PROMPT:
Repeat the records word for word, excluding any picture.

INPUT MATERIAL:
________________

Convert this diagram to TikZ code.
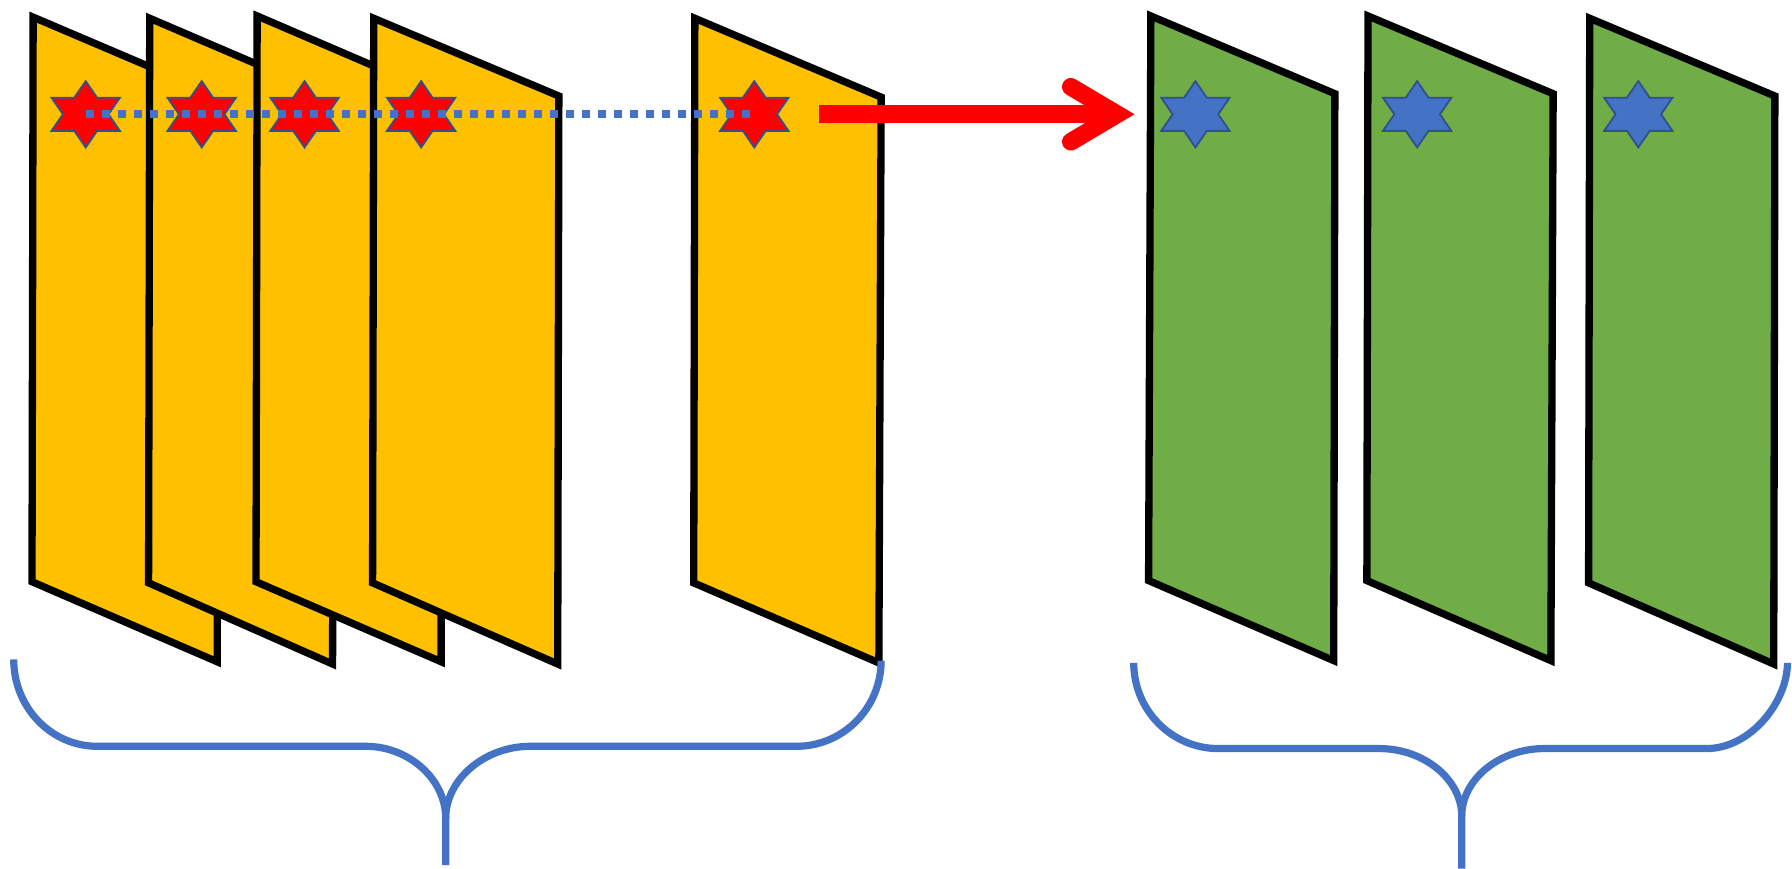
\documentclass[tikz,border=0pt]{standalone}
\usetikzlibrary{calc}
\definecolor{panelyellow}{HTML}{FFC000}
\definecolor{panelgreen}{HTML}{70AD47}
\definecolor{braceblue}{HTML}{4472C4}
\definecolor{starblue}{HTML}{4472C4}
\definecolor{starrim}{HTML}{2F528F}
\definecolor{arrowred}{HTML}{FF0000}
\begin{document}
\begin{tikzpicture}[x=1pt,y=-1pt,
  panel/.style={draw=black,line width=6.4pt,line join=miter},
  yellowpanel/.style={panel,fill=panelyellow},
  greenpanel/.style={panel,fill=panelgreen},
  redstar/.style={fill=arrowred,draw=starrim,line width=1.6pt},
  bluestar/.style={fill=starblue,draw=starrim,line width=1.6pt},
  bracket/.style={draw=braceblue,line width=6.3pt},
  dotline/.style={draw=braceblue,line width=7pt,dash pattern=on 7pt off 7pt},
  bigarrow/.style={draw=arrowred,line width=15.5pt},
  hexstar/.pic={
    \path[pic actions,xscale=1.19]
      (90:29) -- (120:16.74) -- (150:29) -- (180:16.74) -- (210:29) -- (240:16.74)
      -- (270:29) -- (300:16.74) -- (330:29) -- (0:16.74) -- (30:29) -- (60:16.74) -- cycle;
  }]
% canvas
\fill[white] (0,0) rectangle (1568,760);
\useasboundingbox (0,0) rectangle (1568,760);

% star centres
\coordinate (s1) at (75,100);
\coordinate (s2) at (176.5,100);
\coordinate (s3) at (266.5,100);
\coordinate (s4) at (368.5,100);
\coordinate (s5) at (660,100);
\coordinate (g1) at (1046,100);
\coordinate (g2) at (1240,100);
\coordinate (g3) at (1433.5,100);

% stacked yellow frames
\draw[yellowpanel] (29,15) -- (191,84) -- (190,579) -- (28,509) -- cycle;
\pic[redstar] at (s1) {hexstar};
\draw[yellowpanel] (131,16) -- (292,85) -- (291,581) -- (130,510) -- cycle;
\pic[redstar] at (s2) {hexstar};
\draw[yellowpanel] (225,14) -- (386,83) -- (386,579) -- (224,509) -- cycle;
\pic[redstar] at (s3) {hexstar};
\draw[yellowpanel] (327,16) -- (489,84) -- (488,581) -- (326,510) -- cycle;
\pic[redstar] at (s4) {hexstar};
\draw[yellowpanel] (608,16) -- (771,85) -- (769,580) -- (607,510) -- cycle;
\pic[redstar] at (s5) {hexstar};

% dotted link through the red stars
\draw[dotline] (s1) -- (s5);

% red arrow
\coordinate (arrowtail) at (717,100);
\coordinate (arrowtip) at (977.5,100);
\draw[bigarrow] (arrowtail) -- (arrowtip);
\draw[bigarrow,line cap=round,line join=miter]
  ($(arrowtip)+(-40.5,-24)$) -- (arrowtip) -- ($(arrowtip)+(-40.5,24)$);

% green frames
\draw[greenpanel] (1007,14) -- (1168,82) -- (1167,578) -- (1005,508) -- cycle;
\pic[bluestar] at (g1) {hexstar};
\draw[greenpanel] (1197,14) -- (1359,82) -- (1357,578) -- (1196,508) -- cycle;
\pic[bluestar] at (g2) {hexstar};
\draw[greenpanel] (1391,16) -- (1553,84) -- (1552,581) -- (1390,510) -- cycle;
\pic[bluestar] at (g3) {hexstar};

% left brace
\draw[bracket] (12,577) .. controls (12,619) and (44.7,653) .. (85,653) -- (320,653)
  .. controls (358,653) and (390,682) .. (390,716) -- (390,757);
\draw[bracket] (390,716) .. controls (390,682) and (424,653) .. (464,653) -- (697,653)
  .. controls (737.8,653) and (771,619.4) .. (771,578);

% right brace
\draw[bracket] (992,580) .. controls (992,621.4) and (1025.2,655) .. (1066,655) -- (1207,655)
  .. controls (1246,655) and (1279,682) .. (1279,714) -- (1279,760);
\draw[bracket] (1279,714) .. controls (1279,682) and (1312,655) .. (1351,655) -- (1493,655)
  .. controls (1532.2,655) and (1564,613.6) .. (1564,580);
\end{tikzpicture}
\end{document}
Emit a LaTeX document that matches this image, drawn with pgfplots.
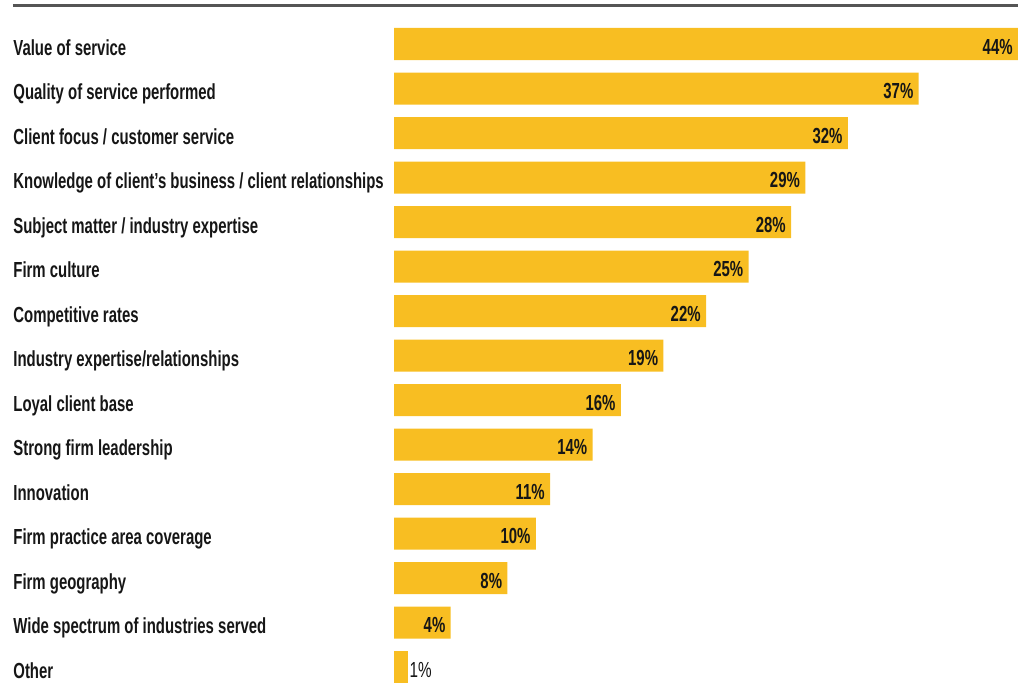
\documentclass[border=0pt]{standalone}
\usepackage{fontspec}
\setmainfont{Liberation Sans}[FakeStretch=0.685]
\newfontfamily\condbold{Liberation Sans Bold}[FakeStretch=0.685]
\newfontfamily\condreg{Liberation Sans}[FakeStretch=0.70]
\usepackage{pgfplots}
\pgfplotsset{compat=1.18}
\usetikzlibrary{calc}
\definecolor{baryellow}{HTML}{F8BE22}
\definecolor{topline}{HTML}{555555}
\definecolor{txt}{HTML}{161616}
\begin{document}
\begin{tikzpicture}
\begin{axis}[
  xbar, bar shift=0pt,
  scale only axis, width=312pt, height=333.75pt,
  xmin=0, xmax=44, ymin=-0.5, ymax=14.5, y dir=reverse,
  axis line style={draw=none}, tick style={draw=none}, major tick length=0pt,
  xtick=\empty, ytick={0,...,14},
  yticklabels={Value of service, Quality of service performed, Client focus / customer service, Knowledge of client’s business / client relationships, Subject matter / industry expertise, Firm culture, Competitive rates, Industry expertise/relationships, Loyal client base, Strong firm leadership, Innovation, Firm practice area coverage, Firm geography, Wide spectrum of industries served, Other},
  yticklabel style={anchor=base west, inner sep=0pt, xshift=-190.5pt, yshift=-5.6pt, font=\condbold\fontsize{10.9pt}{12pt}\selectfont, text=txt},
  /pgf/number format/assume math mode=true,
  bar width=16pt, clip=false,
  point meta=x,
]
\addplot[fill=baryellow, draw=none,
  nodes near coords={\pgfmathprintnumber{\pgfplotspointmeta}\%},
  every node near coord/.append style={anchor=base east, inner sep=0pt, xshift=-2.5pt, yshift=-5pt, font=\condbold\fontsize{10.9pt}{12pt}\selectfont, text=txt}]
  coordinates {(44,0) (37,1) (32,2) (29,3) (28,4) (25,5) (22,6) (19,7) (16,8) (14,9) (11,10) (10,11) (8,12) (4,13)};
\addplot[fill=baryellow, draw=none,
  nodes near coords={\pgfmathprintnumber{\pgfplotspointmeta}\%},
  every node near coord/.append style={anchor=base west, inner sep=0pt, xshift=0.5pt, yshift=-5pt, font=\condreg\fontsize{10.9pt}{12pt}\selectfont, text=txt}]
  coordinates {(1,14)};
\end{axis}
\draw[line width=1.5pt, topline] ($(current axis.north west)+(-190.5pt,8.125pt)$) -- ($(current axis.north east)+(0,8.125pt)$);
\pgfresetboundingbox
\path[use as bounding box] ($(current axis.south west)+(-197pt,-2.875pt)$) rectangle ($(current axis.north east)+(0,10.875pt)$);
\end{tikzpicture}
\end{document}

________________

COMPLETED EXERCISE:
Convert this diagram to TikZ code.
\documentclass[tikz,border=0pt]{standalone}
\usetikzlibrary{calc}
\definecolor{panelyellow}{HTML}{FFC000}
\definecolor{panelgreen}{HTML}{70AD47}
\definecolor{braceblue}{HTML}{4472C4}
\definecolor{starblue}{HTML}{4472C4}
\definecolor{starrim}{HTML}{2F528F}
\definecolor{arrowred}{HTML}{FF0000}
\begin{document}
\begin{tikzpicture}[x=1pt,y=-1pt,
  panel/.style={draw=black,line width=6.4pt,line join=miter},
  yellowpanel/.style={panel,fill=panelyellow},
  greenpanel/.style={panel,fill=panelgreen},
  redstar/.style={fill=arrowred,draw=starrim,line width=1.6pt},
  bluestar/.style={fill=starblue,draw=starrim,line width=1.6pt},
  bracket/.style={draw=braceblue,line width=6.3pt},
  dotline/.style={draw=braceblue,line width=7pt,dash pattern=on 7pt off 7pt},
  bigarrow/.style={draw=arrowred,line width=15.5pt},
  hexstar/.pic={
    \path[pic actions,xscale=1.19]
      (90:29) -- (120:16.74) -- (150:29) -- (180:16.74) -- (210:29) -- (240:16.74)
      -- (270:29) -- (300:16.74) -- (330:29) -- (0:16.74) -- (30:29) -- (60:16.74) -- cycle;
  }]
% canvas
\fill[white] (0,0) rectangle (1568,760);
\useasboundingbox (0,0) rectangle (1568,760);

% star centres
\coordinate (s1) at (75,100);
\coordinate (s2) at (176.5,100);
\coordinate (s3) at (266.5,100);
\coordinate (s4) at (368.5,100);
\coordinate (s5) at (660,100);
\coordinate (g1) at (1046,100);
\coordinate (g2) at (1240,100);
\coordinate (g3) at (1433.5,100);

% stacked yellow frames
\draw[yellowpanel] (29,15) -- (191,84) -- (190,579) -- (28,509) -- cycle;
\pic[redstar] at (s1) {hexstar};
\draw[yellowpanel] (131,16) -- (292,85) -- (291,581) -- (130,510) -- cycle;
\pic[redstar] at (s2) {hexstar};
\draw[yellowpanel] (225,14) -- (386,83) -- (386,579) -- (224,509) -- cycle;
\pic[redstar] at (s3) {hexstar};
\draw[yellowpanel] (327,16) -- (489,84) -- (488,581) -- (326,510) -- cycle;
\pic[redstar] at (s4) {hexstar};
\draw[yellowpanel] (608,16) -- (771,85) -- (769,580) -- (607,510) -- cycle;
\pic[redstar] at (s5) {hexstar};

% dotted link through the red stars
\draw[dotline] (s1) -- (s5);

% red arrow
\coordinate (arrowtail) at (717,100);
\coordinate (arrowtip) at (977.5,100);
\draw[bigarrow] (arrowtail) -- (arrowtip);
\draw[bigarrow,line cap=round,line join=miter]
  ($(arrowtip)+(-40.5,-24)$) -- (arrowtip) -- ($(arrowtip)+(-40.5,24)$);

% green frames
\draw[greenpanel] (1007,14) -- (1168,82) -- (1167,578) -- (1005,508) -- cycle;
\pic[bluestar] at (g1) {hexstar};
\draw[greenpanel] (1197,14) -- (1359,82) -- (1357,578) -- (1196,508) -- cycle;
\pic[bluestar] at (g2) {hexstar};
\draw[greenpanel] (1391,16) -- (1553,84) -- (1552,581) -- (1390,510) -- cycle;
\pic[bluestar] at (g3) {hexstar};

% left brace
\draw[bracket] (12,577) .. controls (12,619) and (44.7,653) .. (85,653) -- (320,653)
  .. controls (358,653) and (390,682) .. (390,716) -- (390,757);
\draw[bracket] (390,716) .. controls (390,682) and (424,653) .. (464,653) -- (697,653)
  .. controls (737.8,653) and (771,619.4) .. (771,578);

% right brace
\draw[bracket] (992,580) .. controls (992,621.4) and (1025.2,655) .. (1066,655) -- (1207,655)
  .. controls (1246,655) and (1279,682) .. (1279,714) -- (1279,760);
\draw[bracket] (1279,714) .. controls (1279,682) and (1312,655) .. (1351,655) -- (1493,655)
  .. controls (1532.2,655) and (1564,613.6) .. (1564,580);
\end{tikzpicture}
\end{document}
Emit a LaTeX document that matches this image, drawn with pgfplots.
\documentclass[border=0pt]{standalone}
\usepackage{fontspec}
\setmainfont{Liberation Sans}[FakeStretch=0.685]
\newfontfamily\condbold{Liberation Sans Bold}[FakeStretch=0.685]
\newfontfamily\condreg{Liberation Sans}[FakeStretch=0.70]
\usepackage{pgfplots}
\pgfplotsset{compat=1.18}
\usetikzlibrary{calc}
\definecolor{baryellow}{HTML}{F8BE22}
\definecolor{topline}{HTML}{555555}
\definecolor{txt}{HTML}{161616}
\begin{document}
\begin{tikzpicture}
\begin{axis}[
  xbar, bar shift=0pt,
  scale only axis, width=312pt, height=333.75pt,
  xmin=0, xmax=44, ymin=-0.5, ymax=14.5, y dir=reverse,
  axis line style={draw=none}, tick style={draw=none}, major tick length=0pt,
  xtick=\empty, ytick={0,...,14},
  yticklabels={Value of service, Quality of service performed, Client focus / customer service, Knowledge of client’s business / client relationships, Subject matter / industry expertise, Firm culture, Competitive rates, Industry expertise/relationships, Loyal client base, Strong firm leadership, Innovation, Firm practice area coverage, Firm geography, Wide spectrum of industries served, Other},
  yticklabel style={anchor=base west, inner sep=0pt, xshift=-190.5pt, yshift=-5.6pt, font=\condbold\fontsize{10.9pt}{12pt}\selectfont, text=txt},
  /pgf/number format/assume math mode=true,
  bar width=16pt, clip=false,
  point meta=x,
]
\addplot[fill=baryellow, draw=none,
  nodes near coords={\pgfmathprintnumber{\pgfplotspointmeta}\%},
  every node near coord/.append style={anchor=base east, inner sep=0pt, xshift=-2.5pt, yshift=-5pt, font=\condbold\fontsize{10.9pt}{12pt}\selectfont, text=txt}]
  coordinates {(44,0) (37,1) (32,2) (29,3) (28,4) (25,5) (22,6) (19,7) (16,8) (14,9) (11,10) (10,11) (8,12) (4,13)};
\addplot[fill=baryellow, draw=none,
  nodes near coords={\pgfmathprintnumber{\pgfplotspointmeta}\%},
  every node near coord/.append style={anchor=base west, inner sep=0pt, xshift=0.5pt, yshift=-5pt, font=\condreg\fontsize{10.9pt}{12pt}\selectfont, text=txt}]
  coordinates {(1,14)};
\end{axis}
\draw[line width=1.5pt, topline] ($(current axis.north west)+(-190.5pt,8.125pt)$) -- ($(current axis.north east)+(0,8.125pt)$);
\pgfresetboundingbox
\path[use as bounding box] ($(current axis.south west)+(-197pt,-2.875pt)$) rectangle ($(current axis.north east)+(0,10.875pt)$);
\end{tikzpicture}
\end{document}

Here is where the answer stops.